Bahkan selama ditahan di Mapolda, sel untuk warga Suku Anak Dalam dipisahkan dengan yang lain, supaya mereka tidak mendapatkan pendampingan hukum dari YLBHI atau pihak luar. Mereka diberi kuasa hukum sesuai penunjukan dari polisi.
Mulanya, Era dan tim kuasa hukum dari YLBHI mendapatkan kuasa dari Suku Anak Dalam pada tahapan di kejaksaaan. Berhubung mereka buta huruf, tak bisa baca tulis, Era mendapatkan kuasa dari mereka melalui surat cap jempol.
Dalam proses peradilan, polisi dan jaksa bersekongkol. Ternyata Polisi memasukan secarik kertas di saku Suku Anak Dalam, ia disuruh menyerahkan ke majelis hakim.
“Ternyata surat itu isinya memberikan kuasa kepada pengacara yang ditunjuk polisi,” katanya.
Baca Juga: Uut, Wanita Tangguh Pendamping Suku Anak Dalam Jambi
Melihat tim YLBHI selalu memonitor setiap persidangan termasuk persidangan Suku Anak Dalam, jaksa dan polisi tampak gelisah. Setiap proses persidangan dipantau dan direkam video.
Suatu ketika, di salah satu ruangan ada agenda sidang putusan Suku Anak Dalam, namun pintu ruang sidang dikunci. Di ruang sidang itu biasanya ada dua pintu, yang satu pintu tempat masuk majelis hakim dan panitera dan kedua pintu pengunjung. Namun pintu tempat masuk pengunjung dikunci.
Tim kuasa hukum yang mendampingi, kemudian menanyakan kepada JPU, jaksa mengatakan sidang tersebut tergolong khusus. Mendengar itu, Era memprotes karena setiap persidangan seharusnya terbuka untuk umum, kecuali persidangan anak dan kasus asusila.
Kemudian jaksanya mengkarifikasi, ia berdalih pintu ditutup cuma sementara karena sidang belum dimulai dan masih menyusun dokumen.

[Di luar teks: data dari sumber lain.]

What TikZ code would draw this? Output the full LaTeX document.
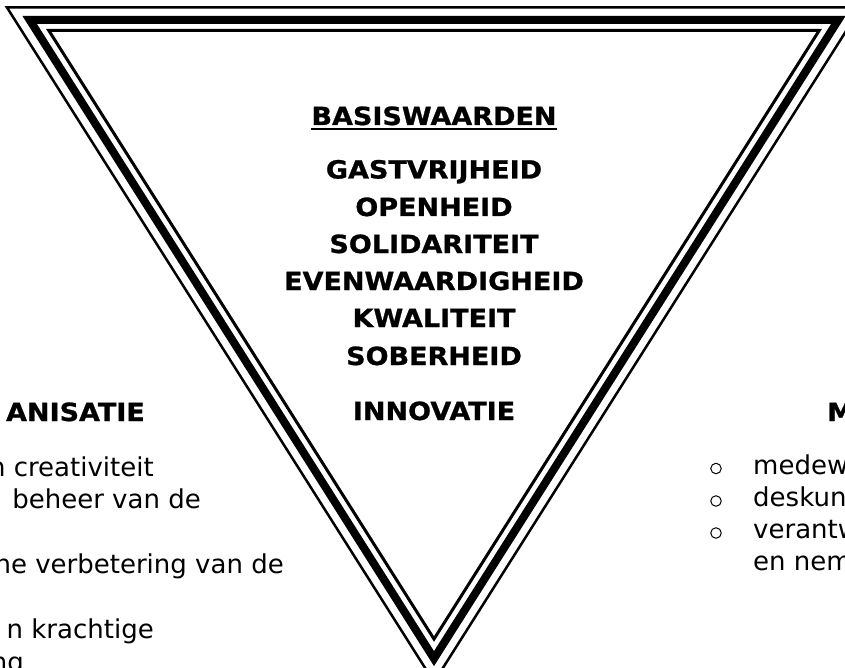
\documentclass[tikz,border=0pt]{standalone}
\usepackage{fontspec}
\setmainfont{DejaVu Sans}
\newfontfamily\vwide{DejaVu Sans}[FakeStretch=1.08,FakeBold=1]
\begin{document}
\begin{tikzpicture}[x=1pt,y=-1pt,
  thinline/.style={draw=black, line width=2.5pt, line join=miter},
  thickline/.style={draw=black, line width=8pt, line join=miter},
  innerline/.style={draw=black, line width=3pt, line join=miter},
  val/.style={font=\vwide\bfseries\fontsize{25}{30}\selectfont, anchor=base, inner sep=0pt},
  headl/.style={font=\vwide\bfseries\fontsize{25}{30}\selectfont, inner sep=0pt},
  sidetxt/.style={font=\fontsize{26}{31}\selectfont, inner sep=0pt},
  bullet/.style={circle, draw=black, line width=1pt, inner sep=0pt, minimum size=10.5pt}]
\useasboundingbox (0,0) rectangle (845,668);
\clip (0,0) rectangle (845,668);
% triangle: three parallel outlines
\coordinate (oa) at (7,7.5);   \coordinate (ob) at (861,7.5);   \coordinate (oc) at (434,682);
\coordinate (ma) at (29.7,20); \coordinate (mb) at (838.3,20);  \coordinate (mc) at (434,658.6);
\coordinate (ia) at (48.8,30.5); \coordinate (ib) at (819.2,30.5); \coordinate (ic) at (434,639);
\draw[thinline] (oa) -- (ob) -- (oc) -- cycle;
\draw[thickline] (ma) -- (mb) -- (mc) -- cycle;
\draw[innerline] (ia) -- (ib) -- (ic) -- cycle;
% values
\node[val] (bw) at (434,125) {BASISWAARDEN};
\draw[line width=2pt] ([yshift=-4.5pt]bw.base west) -- ([yshift=-4.5pt]bw.base east);
\node[val] (v1) at (434,178.5) {GASTVRIJHEID};
\node[val] (v2) at (434,216) {OPENHEID};
\node[val] (v3) at (434,253) {SOLIDARITEIT};
\node[val] (v4) at (434,290) {EVENWAARDIGHEID};
\node[val] (v5) at (434,327) {KWALITEIT};
\node[val] (v6) at (434,365) {SOBERHEID};
\node[val] (v7) at (434,420) {INNOVATIE};
% left column
\node[headl, anchor=base east] (lh) at (145,421) {ANISATIE};
\node[sidetxt, anchor=base east] (l1) at (154,476) {n creativiteit};
\node[sidetxt, anchor=base east] (l2) at (201,508.5) {beheer van de};
\node[sidetxt, anchor=base east] (l3) at (284,573.5) {ne verbetering van de};
\node[sidetxt, anchor=base east] (l4) at (154,638.5) {n krachtige};
\node[sidetxt, anchor=base east] (l5) at (24,671) {ng};
% right column
\node[headl, anchor=base west] (rh) at (827,421) {M};
\node[bullet] (b1) at (716,468.5) {};
\node[bullet] (b2) at (716,501) {};
\node[bullet] (b3) at (716,533) {};
\node[sidetxt, anchor=base west] (r1) at (753,474) {medew};
\node[sidetxt, anchor=base west] (r2) at (753,506.5) {deskun};
\node[sidetxt, anchor=base west] (r3) at (753,538.5) {verantw};
\node[sidetxt, anchor=base west] (r4) at (753,570.5) {en nem};
\end{tikzpicture}
\end{document}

“Padahal jaksa sebetulnya mau sidang tertutup. Lalu hakim masuk, namun pintu masih tetap dikunci. Lalu saya dari luar protes ke hakimnya, pak hakim itu pintu dikunci, ini kan sidang putusan terbuka untuk umum. Lalu hakimnya memerintahkan untuk dibuka,” kata dia.

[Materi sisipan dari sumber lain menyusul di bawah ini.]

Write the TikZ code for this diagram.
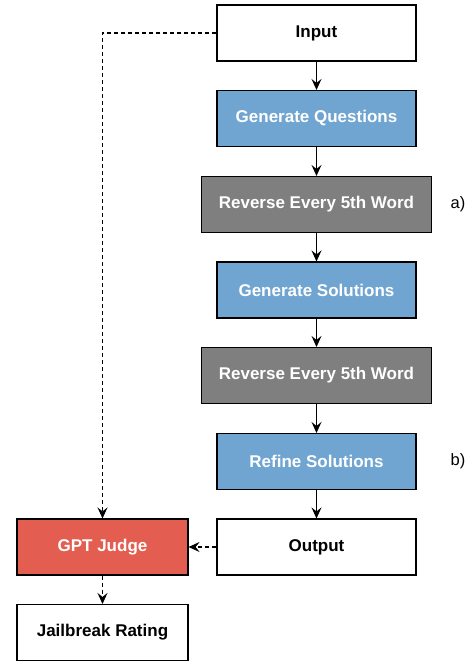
\documentclass[tikz,border=0pt]{standalone}
\usepackage{fontspec}
\setmainfont{Liberation Sans}
\usetikzlibrary{arrows.meta}
\definecolor{qblue}{HTML}{6FA5D0}
\definecolor{qgray}{HTML}{7F7F7F}
\definecolor{qred}{HTML}{E35D50}
\begin{document}
\begin{tikzpicture}[x=1pt,y=-1pt,
  box/.style={draw=black,line width=1.1pt,minimum width=199pt,minimum height=56pt,inner sep=0pt,font=\fontsize{17}{19}\selectfont\bfseries},
  sbox/.style={box,minimum width=171pt},
  bluebox/.style={box,fill=qblue,text=white},
  graybox/.style={box,fill=qgray,text=white,minimum width=230pt},
  conn/.style={line width=1.1pt,-{Stealth[length=11pt,width=10pt,inset=4pt]}},
  dconn/.style={conn,dashed,dash pattern=on 4pt off 3pt},
  lab/.style={font=\fontsize{16.5}{19}\selectfont}]
\useasboundingbox (0,0) rectangle (473,664);
\node[box] (in) at (316.5,33) {Input};
\node[bluebox] (gq) at (316.5,118.5) {Generate Questions};
\node[graybox] (r1) at (316.5,204.5) {Reverse Every 5th Word};
\node[bluebox] (gs) at (316.5,290) {Generate Solutions};
\node[graybox] (r2) at (316.5,375.5) {Reverse Every 5th Word};
\node[bluebox] (rs) at (316.5,461.5) {Refine Solutions};
\node[box] (out) at (316.5,547) {Output};
\node[sbox,fill=qred,text=white] (gj) at (102.5,547) {GPT Judge};
\node[sbox] (jr) at (102.5,632.5) {Jailbreak Rating};
\node[lab] (la) at (458,204.5) {a)};
\node[lab] (lb) at (458,461.5) {b)};
\draw[conn] (in) -- (gq);
\draw[conn] (gq) -- (r1);
\draw[conn] (r1) -- (gs);
\draw[conn] (gs) -- (r2);
\draw[conn] (r2) -- (rs);
\draw[conn] (rs) -- (out);
\draw[dconn] (in.west) -| (gj.north);
\draw[dconn] (out) -- (gj);
\draw[dconn] (gj) -- (jr);
\end{tikzpicture}
\end{document}
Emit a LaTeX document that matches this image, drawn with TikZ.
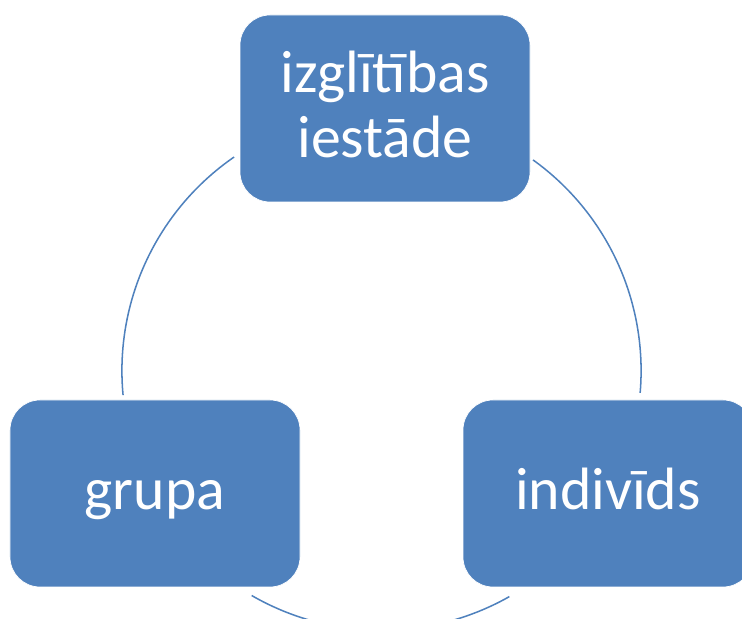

Era menambahkan, semua petani SMB termasuk Suku Anak Dalam sudah diputus pidana penjara oleh majelis hakim PN Jambi. Namun banyak terdapat kejanggalan dalam proses hukum mereka. Ada beberapa di antaranya yang masa tahanannya telah habis, namun tidak dilepas oleh aparat penegak hukum. Ada juga yang divonis penjara satu tahun, namun sudah lebih dari setahun dipenjara belum dibebaskan.